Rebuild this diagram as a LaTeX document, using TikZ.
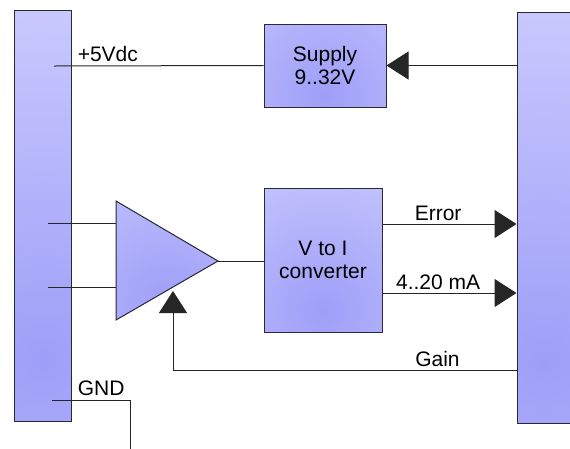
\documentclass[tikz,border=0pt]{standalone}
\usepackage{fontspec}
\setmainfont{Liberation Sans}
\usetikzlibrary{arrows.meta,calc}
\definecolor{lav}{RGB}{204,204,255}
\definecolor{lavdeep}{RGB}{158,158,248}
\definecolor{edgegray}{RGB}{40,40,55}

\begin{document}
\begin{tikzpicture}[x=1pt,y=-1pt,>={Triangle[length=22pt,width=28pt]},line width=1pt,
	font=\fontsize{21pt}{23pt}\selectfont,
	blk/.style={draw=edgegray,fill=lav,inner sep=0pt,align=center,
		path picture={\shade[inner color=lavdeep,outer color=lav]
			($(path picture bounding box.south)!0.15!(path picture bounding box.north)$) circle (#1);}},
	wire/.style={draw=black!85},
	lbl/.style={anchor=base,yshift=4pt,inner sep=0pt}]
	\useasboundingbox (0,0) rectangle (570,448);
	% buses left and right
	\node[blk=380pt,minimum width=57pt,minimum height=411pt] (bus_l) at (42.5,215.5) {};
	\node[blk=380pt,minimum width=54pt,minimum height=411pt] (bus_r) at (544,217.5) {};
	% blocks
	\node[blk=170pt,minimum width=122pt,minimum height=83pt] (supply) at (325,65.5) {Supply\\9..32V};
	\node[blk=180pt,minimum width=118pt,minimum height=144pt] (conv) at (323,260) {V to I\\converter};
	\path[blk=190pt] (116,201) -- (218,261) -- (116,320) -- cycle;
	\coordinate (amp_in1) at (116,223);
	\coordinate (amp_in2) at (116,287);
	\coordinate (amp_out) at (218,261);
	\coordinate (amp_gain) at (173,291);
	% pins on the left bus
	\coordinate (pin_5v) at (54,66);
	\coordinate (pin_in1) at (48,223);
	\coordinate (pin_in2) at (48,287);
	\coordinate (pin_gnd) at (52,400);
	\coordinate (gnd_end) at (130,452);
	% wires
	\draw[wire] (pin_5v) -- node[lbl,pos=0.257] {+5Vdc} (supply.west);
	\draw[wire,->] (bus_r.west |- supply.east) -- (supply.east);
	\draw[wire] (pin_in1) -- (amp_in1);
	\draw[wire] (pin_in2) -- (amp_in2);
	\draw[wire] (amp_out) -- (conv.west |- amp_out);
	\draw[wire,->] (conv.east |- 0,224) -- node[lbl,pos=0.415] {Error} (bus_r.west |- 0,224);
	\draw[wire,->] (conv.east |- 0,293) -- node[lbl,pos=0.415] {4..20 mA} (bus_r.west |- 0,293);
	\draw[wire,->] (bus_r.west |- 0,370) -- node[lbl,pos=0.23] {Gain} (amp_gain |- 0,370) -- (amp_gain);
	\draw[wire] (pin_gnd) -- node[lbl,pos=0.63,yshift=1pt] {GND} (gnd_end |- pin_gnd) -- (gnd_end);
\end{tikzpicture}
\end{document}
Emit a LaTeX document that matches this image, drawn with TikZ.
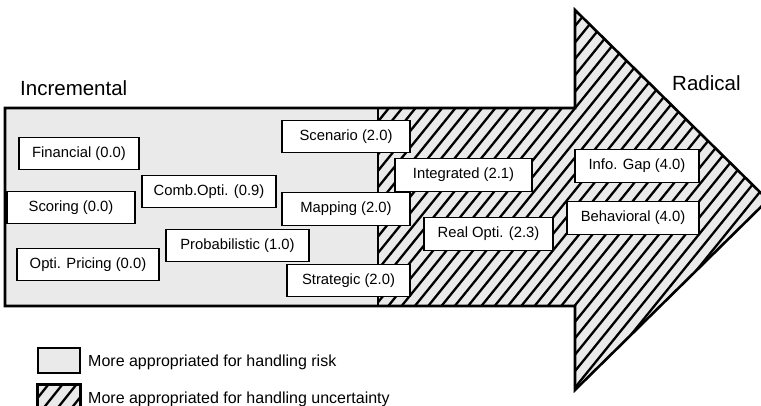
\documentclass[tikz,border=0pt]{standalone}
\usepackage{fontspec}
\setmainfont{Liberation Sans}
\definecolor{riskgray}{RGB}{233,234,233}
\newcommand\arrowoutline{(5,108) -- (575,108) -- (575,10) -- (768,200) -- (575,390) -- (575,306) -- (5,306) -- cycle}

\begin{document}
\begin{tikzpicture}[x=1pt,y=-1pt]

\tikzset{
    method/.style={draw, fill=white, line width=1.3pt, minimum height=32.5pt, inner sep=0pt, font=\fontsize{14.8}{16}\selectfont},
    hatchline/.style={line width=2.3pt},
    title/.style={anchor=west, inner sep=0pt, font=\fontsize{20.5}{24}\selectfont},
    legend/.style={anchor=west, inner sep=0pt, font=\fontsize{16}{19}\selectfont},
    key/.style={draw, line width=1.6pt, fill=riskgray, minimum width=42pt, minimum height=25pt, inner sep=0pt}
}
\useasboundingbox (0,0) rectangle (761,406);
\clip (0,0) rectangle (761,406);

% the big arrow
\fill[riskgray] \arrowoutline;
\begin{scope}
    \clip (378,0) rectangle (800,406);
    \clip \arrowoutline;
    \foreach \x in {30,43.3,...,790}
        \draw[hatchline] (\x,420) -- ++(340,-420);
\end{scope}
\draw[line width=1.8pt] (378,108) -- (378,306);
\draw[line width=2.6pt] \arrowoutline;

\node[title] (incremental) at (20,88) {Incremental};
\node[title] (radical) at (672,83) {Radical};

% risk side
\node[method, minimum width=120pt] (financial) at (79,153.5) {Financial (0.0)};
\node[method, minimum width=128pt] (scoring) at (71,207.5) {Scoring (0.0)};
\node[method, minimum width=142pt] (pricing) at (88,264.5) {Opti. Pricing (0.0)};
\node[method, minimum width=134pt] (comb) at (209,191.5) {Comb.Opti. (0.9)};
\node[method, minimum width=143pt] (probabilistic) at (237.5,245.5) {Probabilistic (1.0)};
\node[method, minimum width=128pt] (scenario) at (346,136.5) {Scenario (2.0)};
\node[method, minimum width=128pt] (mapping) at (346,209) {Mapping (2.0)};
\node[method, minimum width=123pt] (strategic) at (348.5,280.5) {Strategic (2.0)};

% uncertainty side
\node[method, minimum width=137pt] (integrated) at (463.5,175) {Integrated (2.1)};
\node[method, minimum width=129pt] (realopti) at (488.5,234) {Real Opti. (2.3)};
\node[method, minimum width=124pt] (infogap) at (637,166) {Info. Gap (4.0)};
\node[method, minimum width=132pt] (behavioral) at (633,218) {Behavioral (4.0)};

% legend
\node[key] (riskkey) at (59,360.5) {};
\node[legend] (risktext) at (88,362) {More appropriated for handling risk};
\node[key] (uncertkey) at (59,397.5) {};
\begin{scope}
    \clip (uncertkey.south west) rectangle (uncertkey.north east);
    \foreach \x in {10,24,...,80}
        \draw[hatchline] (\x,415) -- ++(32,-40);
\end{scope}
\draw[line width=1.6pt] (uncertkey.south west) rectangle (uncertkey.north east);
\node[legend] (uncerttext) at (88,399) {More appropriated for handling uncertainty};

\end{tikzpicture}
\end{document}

########

Scan the material above. Return every line containing the string "LaTeX".

Rebuild this diagram as a LaTeX document, using TikZ.
Emit a LaTeX document that matches this image, drawn with TikZ.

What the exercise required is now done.